Excuse me, but I say..."Bah!!" I've seen this viewpoint expressed too many times to shed anymore tears over it. However, I would ask if a person's definition of "quality" is so inalienable and so beyond question or even misgiving by the rest of humanity...
...how then do you define "cruelty?" By what standards? Is there such a thing as "objective" cruelty? Come, come, let's be consistent (and thereby introduce a bit of logic) here. Surely if if the definition of quality is a "personal choice" then so too must the definition of cruelty be personal and beyond criticism or second guessing.
Solipsism, by definition, does not recognize any other "self" or other selves (the "other" ) as being of any note. In the soloipsist's world there is no "other." Relativism, is a watered down...or perhaps better marketed...version of the exact same impulse. By its very definition, relativism elevates the individual and his or her judgment above all his fellows.
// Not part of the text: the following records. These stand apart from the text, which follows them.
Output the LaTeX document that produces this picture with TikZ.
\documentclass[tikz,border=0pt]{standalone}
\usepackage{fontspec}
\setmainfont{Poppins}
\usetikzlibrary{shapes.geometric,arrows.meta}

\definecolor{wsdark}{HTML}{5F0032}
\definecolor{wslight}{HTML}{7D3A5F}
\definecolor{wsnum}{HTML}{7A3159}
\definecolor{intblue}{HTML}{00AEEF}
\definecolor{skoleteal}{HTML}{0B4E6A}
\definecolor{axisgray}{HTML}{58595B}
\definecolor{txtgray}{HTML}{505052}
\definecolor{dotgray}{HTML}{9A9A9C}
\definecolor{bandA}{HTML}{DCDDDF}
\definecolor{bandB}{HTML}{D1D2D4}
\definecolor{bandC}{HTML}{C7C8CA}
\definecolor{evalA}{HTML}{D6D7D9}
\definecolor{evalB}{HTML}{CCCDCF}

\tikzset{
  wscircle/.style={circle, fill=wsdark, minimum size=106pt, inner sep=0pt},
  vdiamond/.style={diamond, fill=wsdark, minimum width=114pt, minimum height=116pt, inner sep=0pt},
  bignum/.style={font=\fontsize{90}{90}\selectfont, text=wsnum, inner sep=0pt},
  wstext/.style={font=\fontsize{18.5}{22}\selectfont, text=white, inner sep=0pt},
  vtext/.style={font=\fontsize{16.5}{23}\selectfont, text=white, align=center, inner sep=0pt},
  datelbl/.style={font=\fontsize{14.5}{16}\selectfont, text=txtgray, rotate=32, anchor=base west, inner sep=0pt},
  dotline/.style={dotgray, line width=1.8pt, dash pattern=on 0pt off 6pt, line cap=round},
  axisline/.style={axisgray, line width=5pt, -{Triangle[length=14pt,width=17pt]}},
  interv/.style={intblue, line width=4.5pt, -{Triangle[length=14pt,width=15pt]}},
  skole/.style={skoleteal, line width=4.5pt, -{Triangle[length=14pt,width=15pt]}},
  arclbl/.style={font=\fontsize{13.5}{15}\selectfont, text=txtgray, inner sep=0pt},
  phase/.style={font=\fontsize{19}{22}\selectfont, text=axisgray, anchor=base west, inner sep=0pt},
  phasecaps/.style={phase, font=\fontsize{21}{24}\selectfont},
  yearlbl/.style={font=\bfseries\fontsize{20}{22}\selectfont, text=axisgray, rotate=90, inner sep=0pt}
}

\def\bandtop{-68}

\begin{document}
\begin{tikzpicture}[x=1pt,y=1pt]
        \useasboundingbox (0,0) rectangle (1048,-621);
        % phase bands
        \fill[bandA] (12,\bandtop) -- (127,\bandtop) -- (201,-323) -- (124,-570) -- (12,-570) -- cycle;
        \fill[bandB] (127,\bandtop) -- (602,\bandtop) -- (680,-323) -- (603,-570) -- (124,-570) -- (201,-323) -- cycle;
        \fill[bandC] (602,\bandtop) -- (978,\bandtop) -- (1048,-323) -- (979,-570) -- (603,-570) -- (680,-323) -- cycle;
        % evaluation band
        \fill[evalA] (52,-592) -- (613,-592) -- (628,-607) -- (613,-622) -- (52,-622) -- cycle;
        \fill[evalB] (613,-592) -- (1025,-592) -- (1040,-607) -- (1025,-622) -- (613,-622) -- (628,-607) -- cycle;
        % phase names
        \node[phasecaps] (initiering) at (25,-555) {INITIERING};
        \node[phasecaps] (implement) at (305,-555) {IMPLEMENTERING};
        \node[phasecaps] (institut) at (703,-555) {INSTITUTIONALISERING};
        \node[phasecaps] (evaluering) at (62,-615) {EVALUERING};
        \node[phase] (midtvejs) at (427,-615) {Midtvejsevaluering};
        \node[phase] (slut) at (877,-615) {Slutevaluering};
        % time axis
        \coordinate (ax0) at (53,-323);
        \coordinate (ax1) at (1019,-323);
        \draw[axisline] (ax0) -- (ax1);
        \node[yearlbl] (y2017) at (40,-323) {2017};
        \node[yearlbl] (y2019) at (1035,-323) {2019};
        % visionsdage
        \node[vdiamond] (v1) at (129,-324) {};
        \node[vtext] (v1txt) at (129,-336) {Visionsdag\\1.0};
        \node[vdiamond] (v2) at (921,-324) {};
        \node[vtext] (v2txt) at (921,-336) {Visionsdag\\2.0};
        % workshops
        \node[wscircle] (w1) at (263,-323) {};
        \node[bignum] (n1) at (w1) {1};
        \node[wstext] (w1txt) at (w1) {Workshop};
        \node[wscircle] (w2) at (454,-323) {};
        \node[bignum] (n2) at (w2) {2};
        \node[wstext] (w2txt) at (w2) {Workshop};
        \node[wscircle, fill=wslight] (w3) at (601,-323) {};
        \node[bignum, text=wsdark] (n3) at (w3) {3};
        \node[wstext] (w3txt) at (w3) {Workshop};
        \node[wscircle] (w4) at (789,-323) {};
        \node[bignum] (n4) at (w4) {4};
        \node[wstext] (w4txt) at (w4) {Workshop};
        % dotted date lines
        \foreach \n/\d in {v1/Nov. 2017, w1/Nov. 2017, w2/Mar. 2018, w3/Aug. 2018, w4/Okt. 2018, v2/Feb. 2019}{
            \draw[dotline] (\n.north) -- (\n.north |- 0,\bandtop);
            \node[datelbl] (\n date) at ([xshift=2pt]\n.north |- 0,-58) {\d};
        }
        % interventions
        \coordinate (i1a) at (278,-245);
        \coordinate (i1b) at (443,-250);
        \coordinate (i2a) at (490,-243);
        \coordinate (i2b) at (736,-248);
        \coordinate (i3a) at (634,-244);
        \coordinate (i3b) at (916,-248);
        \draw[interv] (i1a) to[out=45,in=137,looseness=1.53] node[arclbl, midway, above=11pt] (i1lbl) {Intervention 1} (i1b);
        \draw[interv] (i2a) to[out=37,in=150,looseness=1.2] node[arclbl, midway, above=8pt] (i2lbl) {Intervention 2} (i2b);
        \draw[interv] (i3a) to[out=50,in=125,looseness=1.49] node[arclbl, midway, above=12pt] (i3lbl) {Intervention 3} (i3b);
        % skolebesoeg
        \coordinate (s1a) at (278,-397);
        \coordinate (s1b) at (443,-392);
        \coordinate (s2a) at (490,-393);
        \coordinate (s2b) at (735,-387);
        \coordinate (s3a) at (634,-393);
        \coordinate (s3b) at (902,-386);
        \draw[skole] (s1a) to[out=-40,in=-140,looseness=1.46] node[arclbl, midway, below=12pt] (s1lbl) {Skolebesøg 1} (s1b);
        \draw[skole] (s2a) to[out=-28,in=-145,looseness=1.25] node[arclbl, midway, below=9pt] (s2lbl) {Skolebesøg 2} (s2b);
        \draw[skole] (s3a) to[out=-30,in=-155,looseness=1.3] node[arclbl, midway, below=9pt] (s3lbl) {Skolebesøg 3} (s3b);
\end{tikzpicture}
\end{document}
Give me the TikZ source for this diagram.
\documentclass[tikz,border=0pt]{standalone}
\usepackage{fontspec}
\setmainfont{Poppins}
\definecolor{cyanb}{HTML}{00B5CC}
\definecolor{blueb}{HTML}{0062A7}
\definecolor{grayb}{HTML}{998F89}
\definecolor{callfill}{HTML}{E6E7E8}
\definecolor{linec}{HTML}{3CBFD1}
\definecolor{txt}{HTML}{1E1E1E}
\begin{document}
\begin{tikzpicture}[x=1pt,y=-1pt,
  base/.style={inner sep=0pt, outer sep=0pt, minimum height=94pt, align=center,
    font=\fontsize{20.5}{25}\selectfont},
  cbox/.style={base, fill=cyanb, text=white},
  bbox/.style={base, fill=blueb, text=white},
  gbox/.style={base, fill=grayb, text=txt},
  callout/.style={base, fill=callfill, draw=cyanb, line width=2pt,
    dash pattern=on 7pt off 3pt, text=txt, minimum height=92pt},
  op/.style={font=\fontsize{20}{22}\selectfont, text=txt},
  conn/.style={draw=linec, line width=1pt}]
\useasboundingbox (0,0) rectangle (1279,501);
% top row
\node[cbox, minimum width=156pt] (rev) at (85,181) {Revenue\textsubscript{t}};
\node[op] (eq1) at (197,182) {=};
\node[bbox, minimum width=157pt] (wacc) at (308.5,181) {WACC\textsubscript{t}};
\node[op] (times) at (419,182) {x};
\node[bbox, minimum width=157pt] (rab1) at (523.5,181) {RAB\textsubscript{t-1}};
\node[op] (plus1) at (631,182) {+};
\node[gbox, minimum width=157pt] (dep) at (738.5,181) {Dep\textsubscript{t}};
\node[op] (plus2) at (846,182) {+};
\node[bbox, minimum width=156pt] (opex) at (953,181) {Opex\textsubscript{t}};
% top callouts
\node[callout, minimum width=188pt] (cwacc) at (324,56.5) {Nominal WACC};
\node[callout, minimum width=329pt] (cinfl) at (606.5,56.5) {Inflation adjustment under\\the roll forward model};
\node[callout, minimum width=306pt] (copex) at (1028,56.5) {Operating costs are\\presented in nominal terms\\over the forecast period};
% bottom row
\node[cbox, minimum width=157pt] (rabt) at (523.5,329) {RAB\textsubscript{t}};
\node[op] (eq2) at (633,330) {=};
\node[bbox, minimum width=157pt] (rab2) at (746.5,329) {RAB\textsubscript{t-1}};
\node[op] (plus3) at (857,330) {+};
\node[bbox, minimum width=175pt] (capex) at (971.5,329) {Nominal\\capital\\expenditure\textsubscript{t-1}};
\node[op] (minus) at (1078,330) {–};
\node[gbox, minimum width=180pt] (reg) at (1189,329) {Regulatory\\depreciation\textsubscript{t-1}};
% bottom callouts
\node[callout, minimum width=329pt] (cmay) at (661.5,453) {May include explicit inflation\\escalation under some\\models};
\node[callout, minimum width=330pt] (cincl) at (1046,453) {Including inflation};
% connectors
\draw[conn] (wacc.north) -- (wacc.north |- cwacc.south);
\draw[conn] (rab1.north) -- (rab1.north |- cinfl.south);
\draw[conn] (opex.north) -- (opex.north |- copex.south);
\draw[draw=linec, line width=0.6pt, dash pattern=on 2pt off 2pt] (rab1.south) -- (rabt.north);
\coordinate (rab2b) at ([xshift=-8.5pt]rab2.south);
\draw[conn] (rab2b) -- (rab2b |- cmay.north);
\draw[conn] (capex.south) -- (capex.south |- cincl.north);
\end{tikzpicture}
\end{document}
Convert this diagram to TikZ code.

Beyond second guessing or criticism...even
self-criticism (which, I think, explains its currency.)
Every monster that has ever plagued human history has been, at his heart, a relativist. Oh sure, they give lip service to empirical or even absolutist thinking (especially at first)--to "community values", but it is only self-justification and an attempt to engage the tools he (or she) needs to further his own ends--ie., other people. How can it be otherwise?
This is not to say that every relativist is a monster but every monster, at some point, has to invent his own unique justification for ignoring, and inevitably annulling the precepts of tradition, his adopted faith or ideological "principles," and creating his own definition of right and wrong, good and evil, value and rubbish, people and pawns.
At some level, I think we all distrust the individual who sets himself and his own definitions apart from the rest of us...apart from the human context. And I think that is both a necessary and laudable instinct. Human beings are capable of great nobility and even acts of transcendence.
"What a piece of work is man! How noble in reason! how infinite in faculties! in form and moving, how express and admirable! in action how like an angel! in apprehension, how like a god!"
Yet he is capable of the basest behaviour too and in every instance that I can think of man is at his best in the service of his fellow man and God, and at his worst in service of self and self-interest.